-- What you have to do --
Leaving out the pictures, retype all the material exactly.

※

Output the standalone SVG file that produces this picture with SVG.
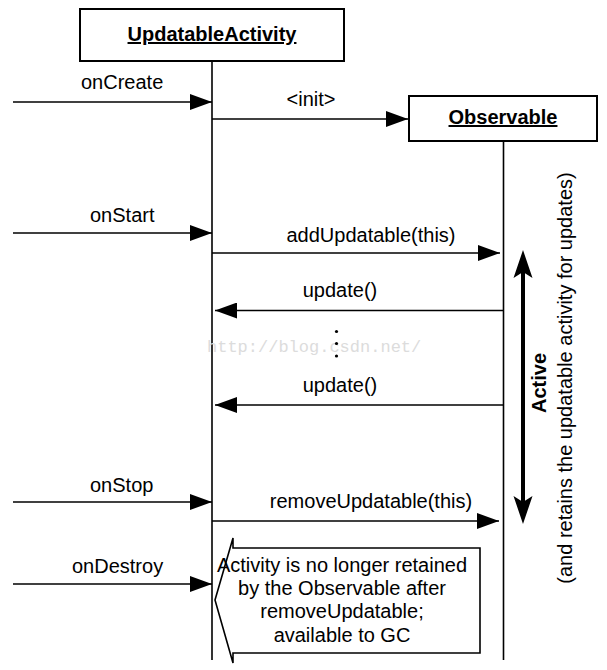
<svg xmlns="http://www.w3.org/2000/svg" width="607" height="670" viewBox="0 0 607 670">
<style>
text{font-family:"Liberation Sans",Arial,sans-serif;font-size:20px;fill:#000}
.t{font-weight:bold;text-decoration:underline}
.c{text-anchor:middle}
.box{fill:#fff;stroke:#000;stroke-width:2}
.life{stroke:#000;stroke-width:1.6;fill:none}
.msg{stroke:#000;stroke-width:1.6;fill:none;marker-end:url(#ah)}
.wm{font-family:"Liberation Mono",monospace;font-size:17px;fill:#dcdcdc}
</style>
<defs>
<marker id="ah" markerUnits="userSpaceOnUse" markerWidth="22" markerHeight="16" refX="22" refY="8" orient="auto">
<path d="M0,0 L22,8 L0,16 Z" fill="#000"/>
</marker>
</defs>
<rect width="607" height="670" fill="#fff"/>
<g id="activity">
<rect class="box" x="80" y="9" width="264" height="52"/>
<text class="t c" x="212" y="41">UpdatableActivity</text>
<line class="life" x1="212" y1="61" x2="212" y2="660"/>
</g>
<g id="observable">
<rect class="box" x="409" y="96" width="188" height="45"/>
<text class="t c" x="503" y="124">Observable</text>
<line class="life" x1="503.5" y1="141" x2="503.5" y2="660"/>
</g>
<text class="wm" x="207" y="352">http://blog.csdn.net/</text>
<g id="connectors">
<line class="msg" x1="13" y1="102" x2="212" y2="102"/>
<line class="msg" x1="212" y1="119" x2="408" y2="119"/>
<line class="msg" x1="13" y1="233" x2="212" y2="233"/>
<line class="msg" x1="212" y1="253" x2="500" y2="253"/>
<line class="msg" x1="503" y1="310.5" x2="215" y2="310.5"/>
<line class="msg" x1="503" y1="405" x2="215" y2="405"/>
<line class="msg" x1="13" y1="502" x2="212" y2="502"/>
<line class="msg" x1="212" y1="521" x2="499" y2="521"/>
<line class="msg" x1="13" y1="584" x2="212" y2="584"/>
</g>
<g id="labels">
<text x="81" y="89">onCreate</text>
<text class="c" x="311" y="106">&lt;init&gt;</text>
<text x="90" y="222">onStart</text>
<text class="c" x="371" y="242">addUpdatable(this)</text>
<text class="c" x="340" y="297">update()</text>
<text class="c" x="340" y="392">update()</text>
<text x="90" y="492">onStop</text>
<text class="c" x="371" y="508">removeUpdatable(this)</text>
<text x="72" y="573">onDestroy</text>
</g>
<g id="dots" fill="#000">
<circle cx="336.5" cy="331.5" r="1.6"/>
<circle cx="336.5" cy="343.5" r="1.6"/>
<circle cx="336.5" cy="356" r="1.6"/>
</g>
<g id="active">
<line x1="523" y1="268" x2="523" y2="506" stroke="#000" stroke-width="4"/>
<path d="M523,250 L532.5,278 L523,272 L513.5,278 Z" fill="#000"/>
<path d="M523,524 L532.5,496 L523,502 L513.5,496 Z" fill="#000"/>
<text class="c" transform="translate(546,383) rotate(-90)" style="font-weight:bold">Active</text>
<text class="c" transform="translate(572,378) rotate(-90)">(and retains the updatable activity for updates)</text>
</g>
<g id="note">
<path d="M480,548 L233,548 L233,538 L215,600 L233,663 L233,653 L480,653 Z" fill="#fff" stroke="#000" stroke-width="1.6"/>
<text class="c" x="342" y="572">Activity is no longer retained</text>
<text class="c" x="342" y="595">by the Observable after</text>
<text class="c" x="342" y="618">removeUpdatable;</text>
<text class="c" x="342" y="642">available to GC</text>
</g>
</svg>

※

-- Answer below --
Output the standalone SVG file that produces this picture with SVG.
<svg xmlns="http://www.w3.org/2000/svg" width="607" height="670" viewBox="0 0 607 670">
<style>
text{font-family:"Liberation Sans",Arial,sans-serif;font-size:20px;fill:#000}
.t{font-weight:bold;text-decoration:underline}
.c{text-anchor:middle}
.box{fill:#fff;stroke:#000;stroke-width:2}
.life{stroke:#000;stroke-width:1.6;fill:none}
.msg{stroke:#000;stroke-width:1.6;fill:none;marker-end:url(#ah)}
.wm{font-family:"Liberation Mono",monospace;font-size:17px;fill:#dcdcdc}
</style>
<defs>
<marker id="ah" markerUnits="userSpaceOnUse" markerWidth="22" markerHeight="16" refX="22" refY="8" orient="auto">
<path d="M0,0 L22,8 L0,16 Z" fill="#000"/>
</marker>
</defs>
<rect width="607" height="670" fill="#fff"/>
<g id="activity">
<rect class="box" x="80" y="9" width="264" height="52"/>
<text class="t c" x="212" y="41">UpdatableActivity</text>
<line class="life" x1="212" y1="61" x2="212" y2="660"/>
</g>
<g id="observable">
<rect class="box" x="409" y="96" width="188" height="45"/>
<text class="t c" x="503" y="124">Observable</text>
<line class="life" x1="503.5" y1="141" x2="503.5" y2="660"/>
</g>
<text class="wm" x="207" y="352">http://blog.csdn.net/</text>
<g id="connectors">
<line class="msg" x1="13" y1="102" x2="212" y2="102"/>
<line class="msg" x1="212" y1="119" x2="408" y2="119"/>
<line class="msg" x1="13" y1="233" x2="212" y2="233"/>
<line class="msg" x1="212" y1="253" x2="500" y2="253"/>
<line class="msg" x1="503" y1="310.5" x2="215" y2="310.5"/>
<line class="msg" x1="503" y1="405" x2="215" y2="405"/>
<line class="msg" x1="13" y1="502" x2="212" y2="502"/>
<line class="msg" x1="212" y1="521" x2="499" y2="521"/>
<line class="msg" x1="13" y1="584" x2="212" y2="584"/>
</g>
<g id="labels">
<text x="81" y="89">onCreate</text>
<text class="c" x="311" y="106">&lt;init&gt;</text>
<text x="90" y="222">onStart</text>
<text class="c" x="371" y="242">addUpdatable(this)</text>
<text class="c" x="340" y="297">update()</text>
<text class="c" x="340" y="392">update()</text>
<text x="90" y="492">onStop</text>
<text class="c" x="371" y="508">removeUpdatable(this)</text>
<text x="72" y="573">onDestroy</text>
</g>
<g id="dots" fill="#000">
<circle cx="336.5" cy="331.5" r="1.6"/>
<circle cx="336.5" cy="343.5" r="1.6"/>
<circle cx="336.5" cy="356" r="1.6"/>
</g>
<g id="active">
<line x1="523" y1="268" x2="523" y2="506" stroke="#000" stroke-width="4"/>
<path d="M523,250 L532.5,278 L523,272 L513.5,278 Z" fill="#000"/>
<path d="M523,524 L532.5,496 L523,502 L513.5,496 Z" fill="#000"/>
<text class="c" transform="translate(546,383) rotate(-90)" style="font-weight:bold">Active</text>
<text class="c" transform="translate(572,378) rotate(-90)">(and retains the updatable activity for updates)</text>
</g>
<g id="note">
<path d="M480,548 L233,548 L233,538 L215,600 L233,663 L233,653 L480,653 Z" fill="#fff" stroke="#000" stroke-width="1.6"/>
<text class="c" x="342" y="572">Activity is no longer retained</text>
<text class="c" x="342" y="595">by the Observable after</text>
<text class="c" x="342" y="618">removeUpdatable;</text>
<text class="c" x="342" y="642">available to GC</text>
</g>
</svg>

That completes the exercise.